Given instruction:
Pictures do not belong in the output. Reproduce exactly the lines from the start of the records through the line with "1.5, 1.75, 2];".

The data:

#####

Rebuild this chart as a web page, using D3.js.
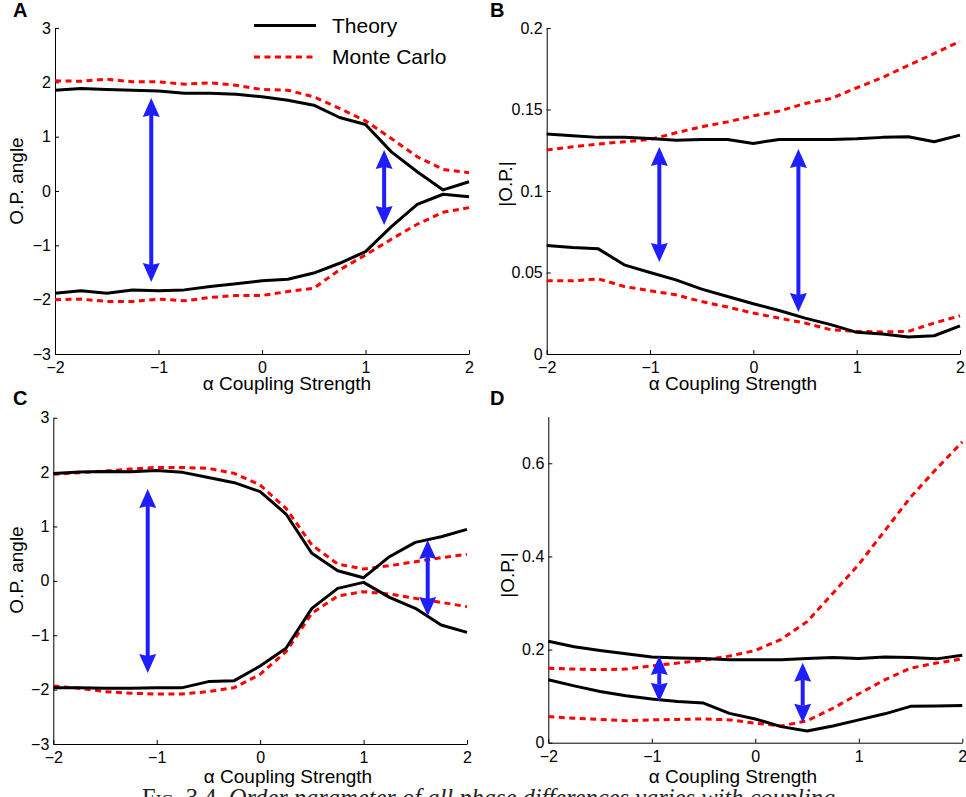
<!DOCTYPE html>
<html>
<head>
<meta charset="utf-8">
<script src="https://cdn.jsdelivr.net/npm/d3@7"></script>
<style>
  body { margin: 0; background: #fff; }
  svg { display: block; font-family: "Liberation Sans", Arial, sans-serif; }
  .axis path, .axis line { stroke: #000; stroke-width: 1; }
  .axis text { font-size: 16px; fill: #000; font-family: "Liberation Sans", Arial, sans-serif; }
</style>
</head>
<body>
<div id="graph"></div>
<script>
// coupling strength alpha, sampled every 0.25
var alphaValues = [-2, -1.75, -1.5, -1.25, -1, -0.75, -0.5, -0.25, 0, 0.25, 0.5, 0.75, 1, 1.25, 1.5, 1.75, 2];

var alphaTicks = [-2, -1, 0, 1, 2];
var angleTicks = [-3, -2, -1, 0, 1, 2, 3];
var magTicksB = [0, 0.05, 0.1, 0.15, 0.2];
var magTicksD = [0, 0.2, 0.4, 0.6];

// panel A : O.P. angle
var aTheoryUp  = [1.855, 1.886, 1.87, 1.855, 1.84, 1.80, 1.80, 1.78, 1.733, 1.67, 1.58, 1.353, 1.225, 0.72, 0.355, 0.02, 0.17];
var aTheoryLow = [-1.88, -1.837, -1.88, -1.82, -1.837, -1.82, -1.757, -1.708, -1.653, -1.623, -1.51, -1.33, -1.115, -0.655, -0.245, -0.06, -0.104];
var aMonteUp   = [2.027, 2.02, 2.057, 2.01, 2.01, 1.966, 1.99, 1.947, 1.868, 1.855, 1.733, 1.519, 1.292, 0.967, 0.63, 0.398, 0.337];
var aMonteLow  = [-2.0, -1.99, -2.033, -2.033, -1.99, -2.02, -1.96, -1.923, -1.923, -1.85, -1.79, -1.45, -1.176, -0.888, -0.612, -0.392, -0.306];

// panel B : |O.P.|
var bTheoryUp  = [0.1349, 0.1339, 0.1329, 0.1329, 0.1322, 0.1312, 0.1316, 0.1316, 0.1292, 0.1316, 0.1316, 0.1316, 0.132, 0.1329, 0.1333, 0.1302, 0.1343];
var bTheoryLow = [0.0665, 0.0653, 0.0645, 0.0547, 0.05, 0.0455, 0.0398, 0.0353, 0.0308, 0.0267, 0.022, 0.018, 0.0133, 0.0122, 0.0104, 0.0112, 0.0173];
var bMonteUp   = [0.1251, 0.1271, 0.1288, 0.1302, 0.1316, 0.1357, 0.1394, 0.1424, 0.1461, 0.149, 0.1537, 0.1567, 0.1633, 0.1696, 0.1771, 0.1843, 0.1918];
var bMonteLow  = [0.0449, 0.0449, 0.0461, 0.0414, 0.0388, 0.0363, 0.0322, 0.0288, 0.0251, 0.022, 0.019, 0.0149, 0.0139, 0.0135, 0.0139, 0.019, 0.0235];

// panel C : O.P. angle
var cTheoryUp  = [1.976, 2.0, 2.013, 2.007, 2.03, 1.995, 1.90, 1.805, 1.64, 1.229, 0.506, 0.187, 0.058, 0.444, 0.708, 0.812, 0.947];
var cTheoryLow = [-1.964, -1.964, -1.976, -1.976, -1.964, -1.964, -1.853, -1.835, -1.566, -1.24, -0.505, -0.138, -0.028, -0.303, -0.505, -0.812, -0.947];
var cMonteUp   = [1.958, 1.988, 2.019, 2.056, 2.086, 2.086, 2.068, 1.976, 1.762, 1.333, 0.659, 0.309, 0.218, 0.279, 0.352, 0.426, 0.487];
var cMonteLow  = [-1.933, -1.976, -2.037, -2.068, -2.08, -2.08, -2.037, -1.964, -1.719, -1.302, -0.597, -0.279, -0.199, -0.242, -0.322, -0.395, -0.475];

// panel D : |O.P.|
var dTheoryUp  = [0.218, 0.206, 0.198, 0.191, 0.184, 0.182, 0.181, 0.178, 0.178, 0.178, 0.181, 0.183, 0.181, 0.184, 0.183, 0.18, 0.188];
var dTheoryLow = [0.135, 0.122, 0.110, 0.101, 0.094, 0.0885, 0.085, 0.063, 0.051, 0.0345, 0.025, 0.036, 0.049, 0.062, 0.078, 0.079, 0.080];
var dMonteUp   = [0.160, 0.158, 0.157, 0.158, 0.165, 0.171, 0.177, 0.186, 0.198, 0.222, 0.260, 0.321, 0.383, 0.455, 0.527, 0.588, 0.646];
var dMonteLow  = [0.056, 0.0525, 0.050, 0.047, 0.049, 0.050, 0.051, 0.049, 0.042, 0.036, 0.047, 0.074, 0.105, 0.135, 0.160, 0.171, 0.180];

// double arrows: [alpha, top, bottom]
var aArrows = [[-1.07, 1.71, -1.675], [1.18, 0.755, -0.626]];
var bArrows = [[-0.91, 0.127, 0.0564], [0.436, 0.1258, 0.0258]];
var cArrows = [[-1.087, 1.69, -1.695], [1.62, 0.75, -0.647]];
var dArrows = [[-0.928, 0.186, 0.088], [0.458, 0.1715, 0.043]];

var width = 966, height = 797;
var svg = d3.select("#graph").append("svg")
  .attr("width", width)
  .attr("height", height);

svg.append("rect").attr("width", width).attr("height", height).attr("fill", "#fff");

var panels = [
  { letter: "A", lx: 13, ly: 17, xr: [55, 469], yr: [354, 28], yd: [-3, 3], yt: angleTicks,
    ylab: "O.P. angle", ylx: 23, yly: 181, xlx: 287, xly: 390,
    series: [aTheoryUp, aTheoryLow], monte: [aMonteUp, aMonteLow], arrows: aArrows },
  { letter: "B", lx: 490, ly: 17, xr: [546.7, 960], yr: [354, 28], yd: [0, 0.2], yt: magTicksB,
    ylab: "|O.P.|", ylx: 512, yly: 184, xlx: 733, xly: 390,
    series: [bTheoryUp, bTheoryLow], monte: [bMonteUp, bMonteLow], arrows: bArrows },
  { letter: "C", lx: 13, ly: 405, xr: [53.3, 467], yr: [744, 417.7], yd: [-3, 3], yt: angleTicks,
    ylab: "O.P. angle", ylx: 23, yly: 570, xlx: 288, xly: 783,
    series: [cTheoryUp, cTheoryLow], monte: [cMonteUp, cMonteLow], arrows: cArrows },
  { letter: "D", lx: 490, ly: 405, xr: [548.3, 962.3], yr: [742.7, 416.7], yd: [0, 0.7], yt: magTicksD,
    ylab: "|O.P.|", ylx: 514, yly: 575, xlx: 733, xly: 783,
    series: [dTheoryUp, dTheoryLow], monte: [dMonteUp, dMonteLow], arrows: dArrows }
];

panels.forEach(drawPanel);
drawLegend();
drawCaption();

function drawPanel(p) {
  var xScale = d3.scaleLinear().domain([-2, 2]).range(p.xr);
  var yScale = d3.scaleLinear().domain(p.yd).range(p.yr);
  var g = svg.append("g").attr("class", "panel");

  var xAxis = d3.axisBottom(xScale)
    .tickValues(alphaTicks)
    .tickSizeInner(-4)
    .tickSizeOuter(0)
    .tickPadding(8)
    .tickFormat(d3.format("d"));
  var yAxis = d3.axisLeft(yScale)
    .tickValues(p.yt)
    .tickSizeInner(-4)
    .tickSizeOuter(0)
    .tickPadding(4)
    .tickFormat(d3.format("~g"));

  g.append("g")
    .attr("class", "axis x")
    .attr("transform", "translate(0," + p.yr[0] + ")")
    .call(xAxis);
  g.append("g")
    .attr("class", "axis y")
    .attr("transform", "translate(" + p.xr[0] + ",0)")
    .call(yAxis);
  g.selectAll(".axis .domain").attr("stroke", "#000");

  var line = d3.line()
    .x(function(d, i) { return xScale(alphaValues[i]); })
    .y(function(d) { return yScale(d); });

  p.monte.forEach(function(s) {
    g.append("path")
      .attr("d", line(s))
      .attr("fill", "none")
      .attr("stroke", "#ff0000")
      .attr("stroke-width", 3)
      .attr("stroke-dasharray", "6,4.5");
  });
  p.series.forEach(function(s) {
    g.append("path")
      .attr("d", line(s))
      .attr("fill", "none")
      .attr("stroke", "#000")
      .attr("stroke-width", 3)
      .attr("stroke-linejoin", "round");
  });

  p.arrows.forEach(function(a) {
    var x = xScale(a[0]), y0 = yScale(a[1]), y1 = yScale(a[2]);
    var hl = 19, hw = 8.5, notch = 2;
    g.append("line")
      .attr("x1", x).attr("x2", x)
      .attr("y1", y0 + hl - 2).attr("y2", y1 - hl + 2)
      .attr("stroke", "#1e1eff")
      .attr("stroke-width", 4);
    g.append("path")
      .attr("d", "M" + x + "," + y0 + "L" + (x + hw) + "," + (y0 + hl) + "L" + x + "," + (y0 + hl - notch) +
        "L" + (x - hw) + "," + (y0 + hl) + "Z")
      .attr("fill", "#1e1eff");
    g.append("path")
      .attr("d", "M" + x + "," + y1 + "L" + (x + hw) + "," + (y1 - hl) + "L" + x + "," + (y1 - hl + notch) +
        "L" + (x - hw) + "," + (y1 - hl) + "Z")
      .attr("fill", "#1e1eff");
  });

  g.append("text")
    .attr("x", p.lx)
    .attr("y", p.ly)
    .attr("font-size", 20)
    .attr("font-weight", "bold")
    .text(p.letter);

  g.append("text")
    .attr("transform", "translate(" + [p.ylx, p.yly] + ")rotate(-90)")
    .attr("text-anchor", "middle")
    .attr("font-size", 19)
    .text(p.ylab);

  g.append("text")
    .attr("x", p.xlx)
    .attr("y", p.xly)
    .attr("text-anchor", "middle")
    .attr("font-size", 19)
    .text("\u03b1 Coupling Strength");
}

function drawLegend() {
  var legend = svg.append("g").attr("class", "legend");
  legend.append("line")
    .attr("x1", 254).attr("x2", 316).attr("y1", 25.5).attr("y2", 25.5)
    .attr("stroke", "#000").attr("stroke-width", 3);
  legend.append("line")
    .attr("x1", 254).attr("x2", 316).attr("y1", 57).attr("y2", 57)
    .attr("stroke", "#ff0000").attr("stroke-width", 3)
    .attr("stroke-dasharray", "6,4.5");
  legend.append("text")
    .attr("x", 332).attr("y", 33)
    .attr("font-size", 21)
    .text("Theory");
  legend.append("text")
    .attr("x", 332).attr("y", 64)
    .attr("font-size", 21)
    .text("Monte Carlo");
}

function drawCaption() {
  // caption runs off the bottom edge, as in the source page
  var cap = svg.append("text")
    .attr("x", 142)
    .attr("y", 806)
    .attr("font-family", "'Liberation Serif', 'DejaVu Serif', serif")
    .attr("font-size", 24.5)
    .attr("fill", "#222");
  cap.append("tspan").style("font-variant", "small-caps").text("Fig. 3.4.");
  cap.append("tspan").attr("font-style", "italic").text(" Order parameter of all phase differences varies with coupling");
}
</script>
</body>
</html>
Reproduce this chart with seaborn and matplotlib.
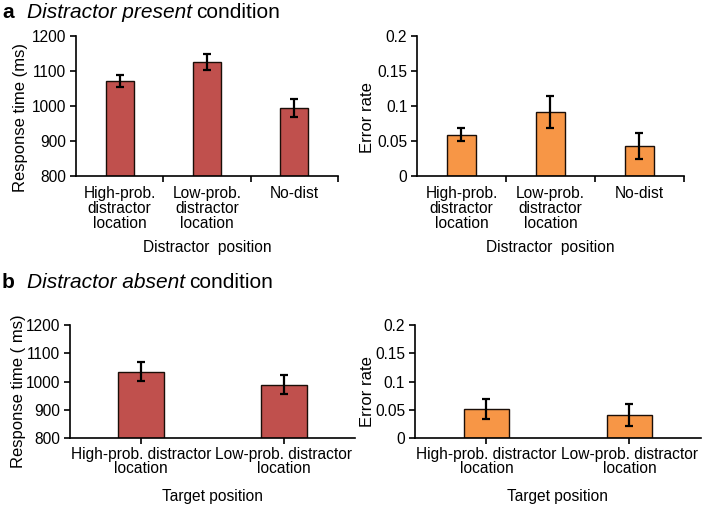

#####

Full response:
Rebuild this chart as a web page, using D3.js.
<!DOCTYPE html>
<html>
<head>
<meta charset="utf-8">
<script src="https://cdn.jsdelivr.net/npm/d3@7"></script>
<style>
  body { margin: 0; background: #fff; }
  svg { display: block; font-family: "Liberation Sans", Arial, sans-serif; }
  .axis path, .axis line { stroke: #000; stroke-width: 1; }
  .axis text { font-size: 16px; fill: #000; font-family: "Liberation Sans", Arial, sans-serif; }
</style>
</head>
<body>
<div id="graph"></div>
<script>
// coupling strength alpha, sampled every 0.25
var alphaValues = [-2, -1.75, -1.5, -1.25, -1, -0.75, -0.5, -0.25, 0, 0.25, 0.5, 0.75, 1, 1.25, 1.5, 1.75, 2];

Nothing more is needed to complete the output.